'New Immigrants, the Same Church': WSJ

| 12/28/2022

By: The Good Newsroom

The Wall Street Journal recently highlighted the rejuvenation of an East Village parish

A wide shot of the pews and altar at Saint Brigid-Saint Emeric’s Parish in Manhattan.
Saint Brigid-Saint Emeric’s Parish in Manhattan is being transformed by a new generation of immigrants. (Photo courtesy of Saint Brigid-Saint Emeric’s Parish).

A recent article in The Wall Street Journal focused on the renewal that a Manhattan parish is experiencing, thanks to a new generation of immigrants.

“A mariachi band replaced the usual lone cantor. Bright strings of lights and dozens of red and yellow roses adorned a statue on the altar. It was the Virgin of Guadalupe,” wrote the article’s author, Carine Hajjar. 

Saint Brigid-Saint Emeric’s Parish, in the East Village, was founded as two separate parishes in the 1840s, by Irish and Hungarian immigrants, respectively. Now it is primarily more recent arrivals from Latin America that fill the pews.
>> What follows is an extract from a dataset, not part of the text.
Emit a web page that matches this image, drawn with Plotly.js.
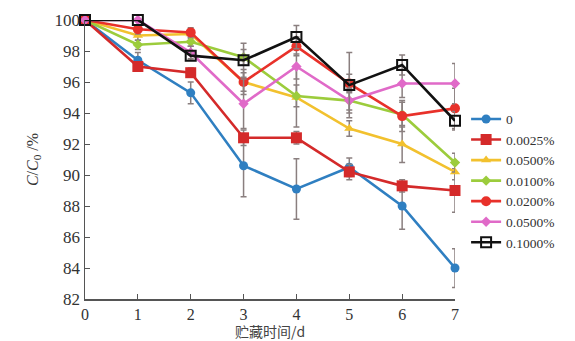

“The congregation is predominantly Puerto Rican and Dominican with substantial Peruvian and Mexican communities,” Hajjar wrote.

Father Seán Connolly, the parish’s administrator, has been adapting to meet his parishioners’ demands. 

“Born in northern Westchester County, [Connolly] had to take weekly Spanish classes during his five years at Saint Joseph’s Seminary in Yonkers, mandated by Cardinal Timothy Dolan, archbishop of New York, to accommodate the diocese’s growing Hispanic population,” Hajjar wrote.